[Begin DATASET]

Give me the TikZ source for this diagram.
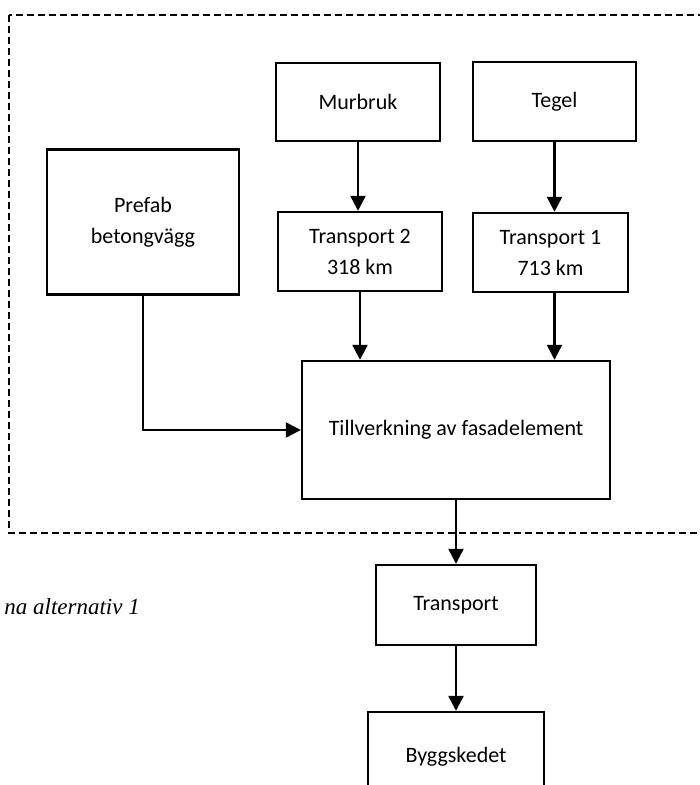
\documentclass[tikz,border=0pt]{standalone}
\usepackage{fontspec}
\setmainfont{Carlito}
\newfontfamily\capfont{Liberation Serif}
\usetikzlibrary{arrows.meta}

\begin{document}
\begin{tikzpicture}[x=1pt,y=-1pt,>={Triangle[length=15pt,width=15pt]},
  blk/.style={draw,line width=2.4pt,align=center,inner sep=0pt,font=\fontsize{22}{31}\selectfont},
  flow/.style={->,line width=2.4pt}]
\useasboundingbox (0,0) rectangle (700,785);
\clip (0,0) rectangle (700,785);
% system boundary
\draw[line width=2.4pt,dash pattern=on 7pt off 4pt] (9,15) rectangle (730,533);
\node[blk,minimum width=164pt,minimum height=78pt] (murbruk) at (358,102) {Murbruk};
\node[blk,minimum width=163pt,minimum height=79pt] (tegel) at (554.5,101.5) {Tegel};
\node[blk,minimum width=192pt,minimum height=145pt] (prefab) at (143,222) {Prefab\\betongvägg};
\node[blk,minimum width=164pt,minimum height=79pt] (tr2) at (360,251.5) {Transport 2\\318 km};
\node[blk,minimum width=155pt,minimum height=79pt] (tr1) at (550.5,252.5) {Transport 1\\713 km};
\node[blk,minimum width=308pt,minimum height=138pt] (tillv) at (456,430) {Tillverkning av fasadelement};
\node[blk,minimum width=160pt,minimum height=80pt] (transp) at (456,605) {Transport};
\node[blk,minimum width=176pt,minimum height=90pt] (bygg) at (456,757) {Byggskedet};
% caption, cut at the left edge
\node[font=\capfont\itshape\fontsize{23}{27}\selectfont,anchor=base east,inner sep=0pt] (cap) at (140,614) {na alternativ 1};
\draw[flow] (murbruk.south) -- (murbruk.south |- tr2.north);
\draw[flow] (tegel.south) -- (tegel.south |- tr1.north);
\draw[flow] (tr2.south) -- (tr2.south |- tillv.north);
\draw[flow] (tegel.south |- tr1.south) -- (tegel.south |- tillv.north);
\draw[flow] (prefab.south) |- (tillv.west);
\draw[flow] (tillv.south) -- (transp.north);
\draw[flow] (transp.south) -- (bygg.north);
\end{tikzpicture}
\end{document}
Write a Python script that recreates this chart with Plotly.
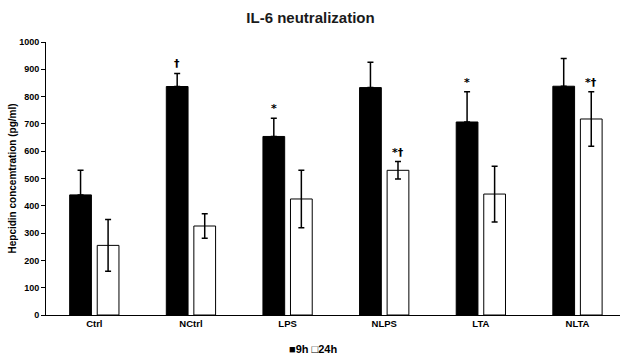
import plotly.graph_objects as go

categories = ["Ctrl", "NCtrl", "LPS", "NLPS", "LTA", "NLTA"]
vals_9h = [440, 837, 654, 833, 707, 838]
err_9h = [90, 48, 67, 93, 111, 102]
vals_24h = [255, 326, 425, 530, 443, 718]
err_24h = [95, 45, 105, 32, 102, 100]
marks_9h = ["", "†", "*", "", "*", ""]
marks_24h = ["", "", "", "*†", "", "*†"]
series_names = ["9h", "24h"]
y_ticks = list(range(0, 1001, 100))

FONT = "Liberation Sans, Arial, sans-serif"
MARK_FONT = "DejaVu Sans, Liberation Sans, sans-serif"
BAR_W = 0.225
OFF_9 = -0.255
OFF_24 = 0.03

fig = go.Figure()
fig.add_trace(go.Bar(
    x=categories, y=vals_9h, name=series_names[0],
    width=BAR_W, offset=OFF_9,
    marker=dict(color="black", line=dict(color="black", width=1)),
    error_y=dict(type="data", array=err_9h, symmetric=False, arrayminus=[0]*6,
                 color="black", thickness=1.5, width=3),
    showlegend=False,
))
fig.add_trace(go.Bar(
    x=categories, y=vals_24h, name=series_names[1],
    width=BAR_W, offset=OFF_24,
    marker=dict(color="white", line=dict(color="black", width=1)),
    error_y=dict(type="data", array=err_24h, color="black", thickness=1.5, width=3),
    showlegend=False,
))

annotations = []
for i, c in enumerate(categories):
    if marks_9h[i]:
        annotations.append(dict(
            x=i + OFF_9 + BAR_W / 2, y=vals_9h[i] + err_9h[i], xref="x", yref="y",
            text="<b>" + marks_9h[i] + "</b>", showarrow=False, yanchor="bottom", yshift=1,
            font=dict(family=MARK_FONT, size=11, color="black")))
    if marks_24h[i]:
        annotations.append(dict(
            x=i + OFF_24 + BAR_W / 2, y=vals_24h[i] + err_24h[i], xref="x", yref="y",
            text="<b>" + marks_24h[i] + "</b>", showarrow=False, yanchor="bottom", yshift=1,
            font=dict(family=MARK_FONT, size=11, color="black")))

annotations.append(dict(
    x=0.465, y=-0.125, xref="paper", yref="paper",
    text="<b>■" + series_names[0] + " □" + series_names[1] + "</b>",
    showarrow=False, yanchor="middle", xanchor="center",
    font=dict(family=FONT, size=11, color="black")))

fig.update_layout(
    width=621, height=355,
    margin=dict(l=46, r=1, t=42, b=40, autoexpand=False),
    paper_bgcolor="white", plot_bgcolor="white",
    title=dict(text="<b>IL-6 neutralization</b>", x=0.5, xanchor="center",
               y=0.95, yanchor="middle",
               font=dict(family=FONT, size=15, color="#1a1a1a")),
    font=dict(family=FONT, size=10, color="black"),
    annotations=annotations,
    barmode="overlay",
    xaxis=dict(range=[-0.5, 5.44], showline=True, linecolor="black", linewidth=1,
               ticks="", tickfont=dict(family=FONT, size=9.5, color="black"),
               tickprefix="<b>", ticksuffix="</b>", showgrid=False, zeroline=False,
               automargin=False),
    yaxis=dict(range=[0, 1000], tickvals=y_ticks,
               ticktext=["<b>%d</b>" % v for v in y_ticks],
               showline=True, linecolor="black", linewidth=1,
               ticks="outside", ticklen=4, tickcolor="black",
               tickfont=dict(family=FONT, size=9, color="black"),
               showgrid=False, zeroline=False, automargin=False,
               title=dict(text="<b>Hepcidin concemtration (pg/ml)</b>",
                          font=dict(family=FONT, size=10, color="black"), standoff=0)),
)

fig.write_html("out.html", config={"displayModeBar": False},
               post_script="document.body.style.margin='0';document.body.style.overflow='hidden';")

[End DATASET]

Reproduce each entry precisely, dropping only the pictures.

COMPLETE OUTPUT
Give me the TikZ source for this diagram.
\documentclass[tikz,border=0pt]{standalone}
\usepackage{fontspec}
\setmainfont{Carlito}
\newfontfamily\capfont{Liberation Serif}
\usetikzlibrary{arrows.meta}

\begin{document}
\begin{tikzpicture}[x=1pt,y=-1pt,>={Triangle[length=15pt,width=15pt]},
  blk/.style={draw,line width=2.4pt,align=center,inner sep=0pt,font=\fontsize{22}{31}\selectfont},
  flow/.style={->,line width=2.4pt}]
\useasboundingbox (0,0) rectangle (700,785);
\clip (0,0) rectangle (700,785);
% system boundary
\draw[line width=2.4pt,dash pattern=on 7pt off 4pt] (9,15) rectangle (730,533);
\node[blk,minimum width=164pt,minimum height=78pt] (murbruk) at (358,102) {Murbruk};
\node[blk,minimum width=163pt,minimum height=79pt] (tegel) at (554.5,101.5) {Tegel};
\node[blk,minimum width=192pt,minimum height=145pt] (prefab) at (143,222) {Prefab\\betongvägg};
\node[blk,minimum width=164pt,minimum height=79pt] (tr2) at (360,251.5) {Transport 2\\318 km};
\node[blk,minimum width=155pt,minimum height=79pt] (tr1) at (550.5,252.5) {Transport 1\\713 km};
\node[blk,minimum width=308pt,minimum height=138pt] (tillv) at (456,430) {Tillverkning av fasadelement};
\node[blk,minimum width=160pt,minimum height=80pt] (transp) at (456,605) {Transport};
\node[blk,minimum width=176pt,minimum height=90pt] (bygg) at (456,757) {Byggskedet};
% caption, cut at the left edge
\node[font=\capfont\itshape\fontsize{23}{27}\selectfont,anchor=base east,inner sep=0pt] (cap) at (140,614) {na alternativ 1};
\draw[flow] (murbruk.south) -- (murbruk.south |- tr2.north);
\draw[flow] (tegel.south) -- (tegel.south |- tr1.north);
\draw[flow] (tr2.south) -- (tr2.south |- tillv.north);
\draw[flow] (tegel.south |- tr1.south) -- (tegel.south |- tillv.north);
\draw[flow] (prefab.south) |- (tillv.west);
\draw[flow] (tillv.south) -- (transp.north);
\draw[flow] (transp.south) -- (bygg.north);
\end{tikzpicture}
\end{document}
Write a Python script that recreates this chart with Plotly.
import plotly.graph_objects as go

categories = ["Ctrl", "NCtrl", "LPS", "NLPS", "LTA", "NLTA"]
vals_9h = [440, 837, 654, 833, 707, 838]
err_9h = [90, 48, 67, 93, 111, 102]
vals_24h = [255, 326, 425, 530, 443, 718]
err_24h = [95, 45, 105, 32, 102, 100]
marks_9h = ["", "†", "*", "", "*", ""]
marks_24h = ["", "", "", "*†", "", "*†"]
series_names = ["9h", "24h"]
y_ticks = list(range(0, 1001, 100))

FONT = "Liberation Sans, Arial, sans-serif"
MARK_FONT = "DejaVu Sans, Liberation Sans, sans-serif"
BAR_W = 0.225
OFF_9 = -0.255
OFF_24 = 0.03

fig = go.Figure()
fig.add_trace(go.Bar(
    x=categories, y=vals_9h, name=series_names[0],
    width=BAR_W, offset=OFF_9,
    marker=dict(color="black", line=dict(color="black", width=1)),
    error_y=dict(type="data", array=err_9h, symmetric=False, arrayminus=[0]*6,
                 color="black", thickness=1.5, width=3),
    showlegend=False,
))
fig.add_trace(go.Bar(
    x=categories, y=vals_24h, name=series_names[1],
    width=BAR_W, offset=OFF_24,
    marker=dict(color="white", line=dict(color="black", width=1)),
    error_y=dict(type="data", array=err_24h, color="black", thickness=1.5, width=3),
    showlegend=False,
))

annotations = []
for i, c in enumerate(categories):
    if marks_9h[i]:
        annotations.append(dict(
            x=i + OFF_9 + BAR_W / 2, y=vals_9h[i] + err_9h[i], xref="x", yref="y",
            text="<b>" + marks_9h[i] + "</b>", showarrow=False, yanchor="bottom", yshift=1,
            font=dict(family=MARK_FONT, size=11, color="black")))
    if marks_24h[i]:
        annotations.append(dict(
            x=i + OFF_24 + BAR_W / 2, y=vals_24h[i] + err_24h[i], xref="x", yref="y",
            text="<b>" + marks_24h[i] + "</b>", showarrow=False, yanchor="bottom", yshift=1,
            font=dict(family=MARK_FONT, size=11, color="black")))

annotations.append(dict(
    x=0.465, y=-0.125, xref="paper", yref="paper",
    text="<b>■" + series_names[0] + " □" + series_names[1] + "</b>",
    showarrow=False, yanchor="middle", xanchor="center",
    font=dict(family=FONT, size=11, color="black")))

fig.update_layout(
    width=621, height=355,
    margin=dict(l=46, r=1, t=42, b=40, autoexpand=False),
    paper_bgcolor="white", plot_bgcolor="white",
    title=dict(text="<b>IL-6 neutralization</b>", x=0.5, xanchor="center",
               y=0.95, yanchor="middle",
               font=dict(family=FONT, size=15, color="#1a1a1a")),
    font=dict(family=FONT, size=10, color="black"),
    annotations=annotations,
    barmode="overlay",
    xaxis=dict(range=[-0.5, 5.44], showline=True, linecolor="black", linewidth=1,
               ticks="", tickfont=dict(family=FONT, size=9.5, color="black"),
               tickprefix="<b>", ticksuffix="</b>", showgrid=False, zeroline=False,
               automargin=False),
    yaxis=dict(range=[0, 1000], tickvals=y_ticks,
               ticktext=["<b>%d</b>" % v for v in y_ticks],
               showline=True, linecolor="black", linewidth=1,
               ticks="outside", ticklen=4, tickcolor="black",
               tickfont=dict(family=FONT, size=9, color="black"),
               showgrid=False, zeroline=False, automargin=False,
               title=dict(text="<b>Hepcidin concemtration (pg/ml)</b>",
                          font=dict(family=FONT, size=10, color="black"), standoff=0)),
)

fig.write_html("out.html", config={"displayModeBar": False},
               post_script="document.body.style.margin='0';document.body.style.overflow='hidden';")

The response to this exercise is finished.